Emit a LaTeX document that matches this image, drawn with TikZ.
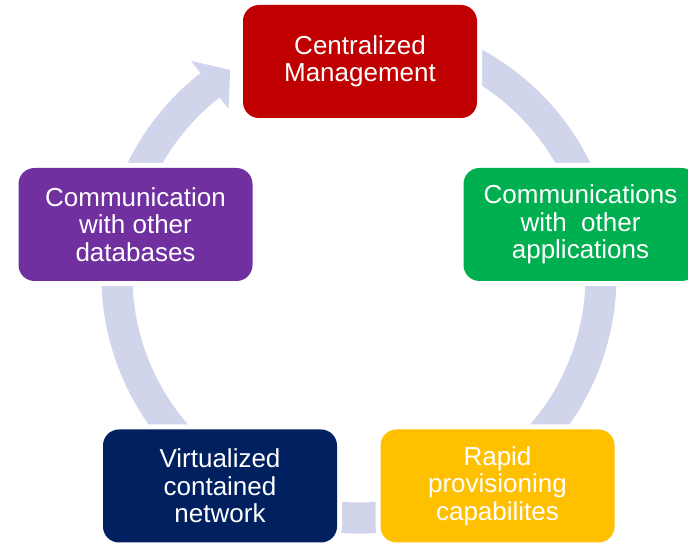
\documentclass[tikz,border=0pt]{standalone}
\usepackage{fontspec}
\setmainfont{Liberation Sans}
\definecolor{ringcol}{RGB}{208,213,235}
\definecolor{cred}{RGB}{192,0,0}
\definecolor{cgreen}{RGB}{0,176,80}
\definecolor{cyellow}{RGB}{255,192,0}
\definecolor{cnavy}{RGB}{0,32,96}
\definecolor{cpurple}{RGB}{112,48,160}
\tikzset{
  box/.style={rounded corners=16pt, minimum width=234pt, minimum height=113pt,
    align=center, text=white, font=\fontsize{26}{27.5}\selectfont,
    inner sep=0pt, preaction={draw=white, line width=10pt}},
  ring/.style={fill=ringcol}
}
\begin{document}
\begin{tikzpicture}[x=1pt,y=1pt]
\clip (0,0) rectangle (688,543);
% circular arrow
\fill[ring, shift={(359,267)}]
  (75:257.5) arc[start angle=75, end angle=-232, radius=257.5]
  -- (-232:273) -- (-238:243) -- (-232:212) -- (-232:226.5)
  arc[start angle=-232, end angle=75, radius=226.5] -- cycle;
% boxes
\node[box, fill=cred]    (central) at (360,481.5) {Centralized\\Management};
\node[box, fill=cgreen]  (apps)    at (580.5,318.5) {Communications\\with\ \ other\\applications};
\node[box, fill=cyellow] (rapid)   at (497.5,57) {Rapid\\provisioning\\capabilites};
\node[box, fill=cnavy]   (virt)    at (220,57) {Virtualized\\contained\\network};
\node[box, fill=cpurple] (dbs)     at (135.5,318.5) {Communication\\with other\\databases};
\end{tikzpicture}
\end{document}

# Aim
Quote the data above in full, leaving out the pictures it holds.

# Solution
Emit a LaTeX document that matches this image, drawn with TikZ.
\documentclass[tikz,border=0pt]{standalone}
\usepackage{fontspec}
\setmainfont{Liberation Sans}
\definecolor{ringcol}{RGB}{208,213,235}
\definecolor{cred}{RGB}{192,0,0}
\definecolor{cgreen}{RGB}{0,176,80}
\definecolor{cyellow}{RGB}{255,192,0}
\definecolor{cnavy}{RGB}{0,32,96}
\definecolor{cpurple}{RGB}{112,48,160}
\tikzset{
  box/.style={rounded corners=16pt, minimum width=234pt, minimum height=113pt,
    align=center, text=white, font=\fontsize{26}{27.5}\selectfont,
    inner sep=0pt, preaction={draw=white, line width=10pt}},
  ring/.style={fill=ringcol}
}
\begin{document}
\begin{tikzpicture}[x=1pt,y=1pt]
\clip (0,0) rectangle (688,543);
% circular arrow
\fill[ring, shift={(359,267)}]
  (75:257.5) arc[start angle=75, end angle=-232, radius=257.5]
  -- (-232:273) -- (-238:243) -- (-232:212) -- (-232:226.5)
  arc[start angle=-232, end angle=75, radius=226.5] -- cycle;
% boxes
\node[box, fill=cred]    (central) at (360,481.5) {Centralized\\Management};
\node[box, fill=cgreen]  (apps)    at (580.5,318.5) {Communications\\with\ \ other\\applications};
\node[box, fill=cyellow] (rapid)   at (497.5,57) {Rapid\\provisioning\\capabilites};
\node[box, fill=cnavy]   (virt)    at (220,57) {Virtualized\\contained\\network};
\node[box, fill=cpurple] (dbs)     at (135.5,318.5) {Communication\\with other\\databases};
\end{tikzpicture}
\end{document}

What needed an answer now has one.